Have you ever gotten your SUV up to 90, on a twisty parkway, while reaching your right hand back into the back seat to get your index finger under a baby’s nose to make sure you can feel him breathing?

I may have lost two years, or so, of my life on that drive.

We get to the hospital and an EMT immediately comes over to my car, saying, “I figured something was wrong when I saw you come speeding up the ramp”, and he brings us right into the ER and directly to the doctor in charge. By this time, the swelling now includes the whites of the boy’s eyeballs (this was really quite disturbing; I have never seen anything like that before). They need to weigh him but he flips out when I try to put him down on the scale.

His crying continues at a very high volume and with great intensity as they take his clothes off and put him in a baby hospital gown. It then takes two nurses, and me, to hold him down on the bed to get the intravenous line in his arm so they could start the steroids and the other medicine. It upset me to watch this line go in his arm.

It takes forever to calm him, after that.

We sit there, he and I, in the examination room, my shirt soaked from chest to back by his tears, as the medicine starts to work. The benadryl makes him sleepy and he naps on me for about two hours. When he wakes, I feed him some lunch and we wait.

We wait until a little after 8 that night; some seven hours after we pull in to the ER. They need to observe him for a six or seven hour period after the medication is administered.

He was a lot better after his nap. He ate and the swelling had gone right down. He took my hand and we took several laps together in the ER, him in his little gown and diaper, all smiles, by that point. All smiles, up until I asked a nurse to hold him so I could go to the bathroom. He came with me, in the end.

We were home very late, with all sorts of prescriptions for things like Epi Pens and with instructions about making sure he eats no other nut products. The house is being purged of them and when we went out to eat on Monday, we confirmed that the restaurant was not cooking with peanut oil.

We are all a bit exhausted and kind of freaked out by the need to be even more vigilant going forward.

You assess these risks for your life but, like all risk plans, your assessments do not always survive contact with reality.

Posted by Random Penseur at October 16, 2007 03:49 PM | TrackBack
Comments

My dad once described to me the time that they rushed me to the emergency room, when I was about three months old.

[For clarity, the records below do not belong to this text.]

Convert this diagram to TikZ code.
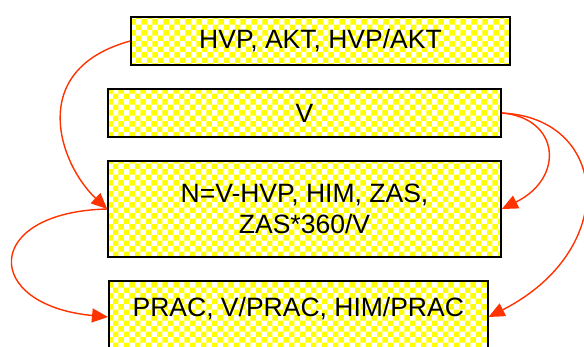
\documentclass[tikz,border=0pt]{standalone}
\usepackage{fontspec}
\setmainfont{Liberation Sans}
\usetikzlibrary{arrows.meta,patterns}
\definecolor{arrowred}{RGB}{255,51,0}
\tikzset{
  box/.style={draw=black, line width=1.6pt, pattern=checkerboard, pattern color=yellow,
    inner sep=0pt, font=\fontsize{26.5}{31}\selectfont},
  flow/.style={draw=arrowred, line width=1.4pt, -{Triangle[length=16pt,width=14pt]}},
}
\begin{document}
\begin{tikzpicture}[x=1pt,y=-1pt]
\clip (0,0) rectangle (584,347);
\fill[white] (0,0) rectangle (584,347);

% stacked boxes
\node[box, minimum width=379pt, minimum height=48pt] (top) at (320.5,41) {HVP, AKT, HVP/AKT};
\node[box, minimum width=393pt, minimum height=48pt] (v) at (304.5,113) {V};
\node[box, minimum width=393pt, minimum height=96pt, align=center] (calc) at (304.5,209)
  {N=V-HVP, HIM, ZAS,\\ZAS*360/V};
\node[box, minimum width=379pt, text height=36pt, text depth=43pt, anchor=base west] (prac)
  at (108,317) {PRAC, V/PRAC, HIM/PRAC};

% connectors
\draw[flow] (top.west) .. controls (25,70) and (60,165) .. (calc.west);
\draw[flow] (calc.west) .. controls (-18,212) and (-18,305) .. (prac.base west);
\draw[flow] (v.east) .. controls (560,118) and (565,178) .. (calc.east);
\draw[flow] (v.east) .. controls (610,118) and (620,250) .. (prac.base east);
\end{tikzpicture}
\end{document}
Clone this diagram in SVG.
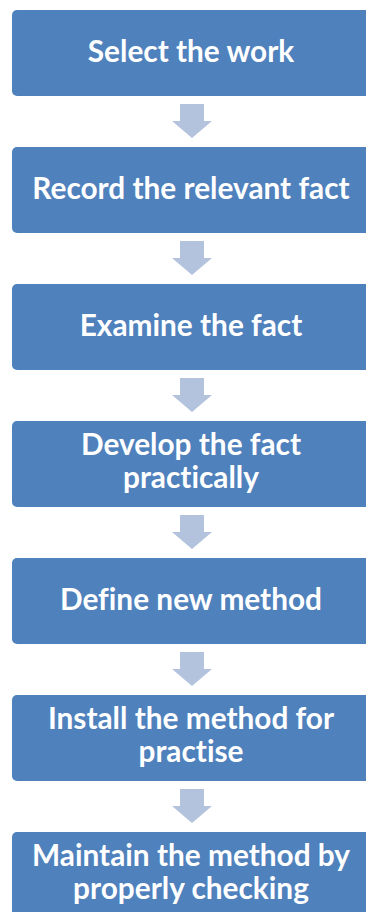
<svg xmlns="http://www.w3.org/2000/svg" width="366" height="912" viewBox="0 0 366 912">
<style>
.box{fill:#4F81BD;}
.arr{fill:#B3C2DD;}
text{font-family:Lato,"Open Sans","Liberation Sans",sans-serif;font-weight:bold;font-size:29.8px;fill:#FFFFFF;text-anchor:middle;font-variant-ligatures:none;}
</style>
<defs>
<path id="down" d="M-12,0 H12 V17 H20 L0,34 L-20,17 H-12 Z"/>
</defs>
<g id="connectors">
<use href="#down" class="arr" x="192" y="104"/>
<use href="#down" class="arr" x="192" y="241"/>
<use href="#down" class="arr" x="192" y="378"/>
<use href="#down" class="arr" x="192" y="515"/>
<use href="#down" class="arr" x="192" y="652"/>
<use href="#down" class="arr" x="192" y="789"/>
</g>
<g id="n1"><rect class="box" x="12" y="10" width="358" height="86" rx="5"/><text x="191" y="62">Select the work</text></g>
<g id="n2"><rect class="box" x="12" y="147" width="358" height="86" rx="5"/><text x="191" y="199">Record the relevant fact</text></g>
<g id="n3"><rect class="box" x="12" y="284" width="358" height="86" rx="5"/><text x="191" y="336">Examine the fact</text></g>
<g id="n4"><rect class="box" x="12" y="421" width="358" height="86" rx="5"/><text x="191" y="455">Develop the fact</text><text x="191" y="488">practically</text></g>
<g id="n5"><rect class="box" x="12" y="558" width="358" height="86" rx="5"/><text x="191" y="610">Define new method</text></g>
<g id="n6"><rect class="box" x="12" y="695" width="358" height="86" rx="5"/><text x="191" y="729">Install the method for</text><text x="191" y="762">practise</text></g>
<g id="n7"><rect class="box" x="12" y="832" width="358" height="86" rx="5"/><text x="191" y="866">Maintain the method by</text><text x="191" y="899">properly checking</text></g>
</svg>
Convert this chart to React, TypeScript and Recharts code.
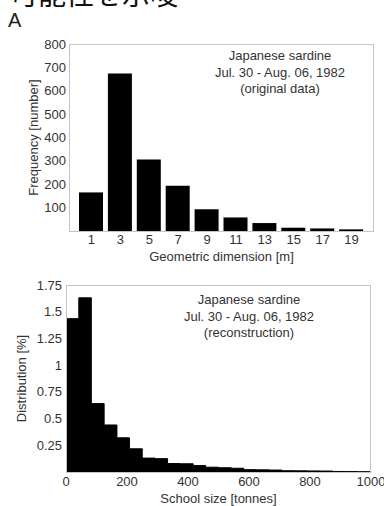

He was telling me this thirty years later, and I still detected a note of fear in his voice.
I can't begin to imagine how you felt. I'm so glad your baby is ok, and good luck with avoiding peanuts. That's going to be a joy, I'm sure.

Posted by: nic at October 16, 2007 05:18 PM

I'm so glad he's ok!

Posted by: Kathy at October 17, 2007 12:28 AM

oh my! I'm glad it was nothing more serious!

Posted by: caltechgirl at October 17, 2007 04:14 PM

My son isn't allergic to peanuts but to aspirin, penicilin and sunflower seeds. Although he's all grown up now, I still remember making several of those hospital runs (once with a police escort) and get light headed. You're fortunate in that the public is becoming better educated about peanut allergies.

I can't say it gets easier because it doesn't but being ever vigilant does become a habit. You'll all be fine.

Posted by: Jocelyn at October 18, 2007 01:31 PM

I can't imagine going through that horrifying experience. But 90 mph on the Merrit Parkway?!!

Glad to read that the little guy came through it all right. The downside is, of course, macadamias nevermore.

Posted by: Tuning Spork at October 22, 2007 07:41 PM

Zoicks. I have a couple of students every year who have to tote Epi-Pens, and so far, I've been heaving sighs of relief that it's not me ... yet. Can't imagine what you lived through just there. I'd be set back on my heels a bit, too.

Posted by: Caroline at October 22, 2007 08:47 PM

Scary, scary! So glad it all turned out ok!

Posted by: Monica C. at October 24, 2007 03:59 PM

Holy Cow, RP! I am glad to hear the he is doing well. I cannot imagine going through that.